Number Seventeen

4 out of 5

Directed by: Alfred Hitchcock

I’m gonna give this one to Hitch, even though his retrospect on it was negative. But here’s my retrospective, completely made up from zero facts: Hitch wanted his oeuvre to be chock full of “art,” and anything that could be criticized as lacking that – and Number Seventeen was clearly clunky; and wasn’t Hitch’s first choice to direct – he was happy to throw it under the bus as a way to keep his real record of “art” clean.

Feel free to quote me on this made up fact, or what the kids nowadays call “facts.”

But anyhow, I’m gonna give this one to Hitch: this is legitimately his first talkie that… worked. I totally appreciate the apparent confusion at the time of the tone – is it a thriller, is it a comedy – but that is a mash-up the director had been trying for film upon film and kinda sorta whiffing on the balance; here, the only thing that really spoils it is that the story is a big ol’ mess, and the way it plays out in its central setpiece of a multi-story building makes zero logical sense. But I can kind of chalk that up to the “language” of geography in film still being formed; I’m more impressed by the execution of this as a concept, limiting the majority of the story / action to that central setpiece, and then totally going for it with its train-chase spectacle. Like, did I miss a film somewhere? Because otherwise, this felt like a huge ante up in competence and style, rather fully blending the director’s love for noir shadows and gothic angles with the tone of the story – not just random flourish – and actually casting / directing actors so that they felt like a part of the movie (and, again, not just flourish or, in worser cases, happenstances in frame). I get that the action was all miniatures or some rear projection, but it’s shot and edited damn well to pass for “real” most of the time, helpfully blended with what do look like some legit (and presumably legit dangerous) shots of people walking on trains, or hanging from them, or getting booted from them…

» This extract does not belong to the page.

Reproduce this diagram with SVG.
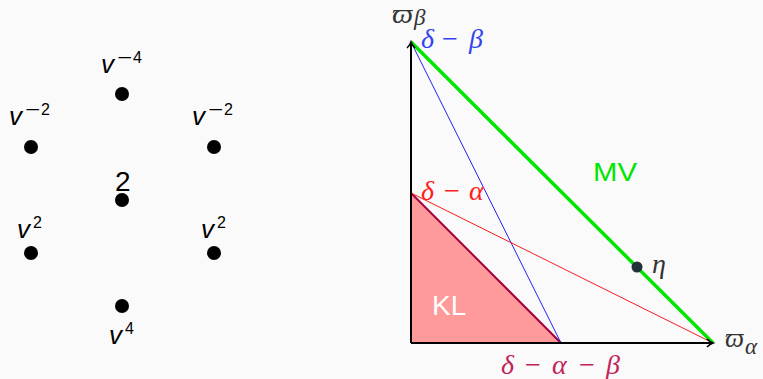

Number Seventeen is based on a play, which makes sense for its talky back-and-forth and confined setting of, mostly, a single building in which several people converge for… reasons: Fordyce (John Stuart) enters via a great tracking shot maybe because he saw a light in the window – great reason – and discovers Ben (Leon M. Lion), a roustabout who’s rousting about, and they both discover what appears to be a dead body, then get interrupted in their discovery first by a dame (Ann Casson) falling through the ceiling (!) and then by a clown-car’s worth of tuffs who knock on the door half past midnight. There’s firstly the mystery of the body, but if you were paying attention, also why the hell Fordyce is there, and then the swarm of Others, everyone talking at slightly cross-purposes.

There’s some straight-up slapstick, but also a lot of vaudeville-style tete-a-tete, which I’m sure worked well as a play, and which Hitch kind of wrangles into a visual tete-a-tete, constantly shifting people up and down the stairwell, and changing their positions relative to each other on floors and who’s-on-whose side, and things that happen one floor up apparently have zero direct impact on the other floor, and everyone has little memory of events / conversations that just occurred… and that’s the aforementioned illogic. But its the way this stuff is shot, and the way the tone juggles its comedy with its tensions that feels like the first true “Hitchcock” film, chronologically, and I’d think if not for its poor reception at the time, and the story being a sequence of forced misdirects and wilful ignorances, it’d be talked about more.

Its very brief runtime of 65 minutes also helps with Hitch’s thus-far habit in talkies (alongside his editors) of not knowing when to cut a scene; again, we’re still learning the language of film, but Number Seventeen finally felt like the first of Hitchcock’s sound pictures where everyone was talking the same language. Sometimes what they’re saying can be pretty silly, but they say it with incredible confidence and panache.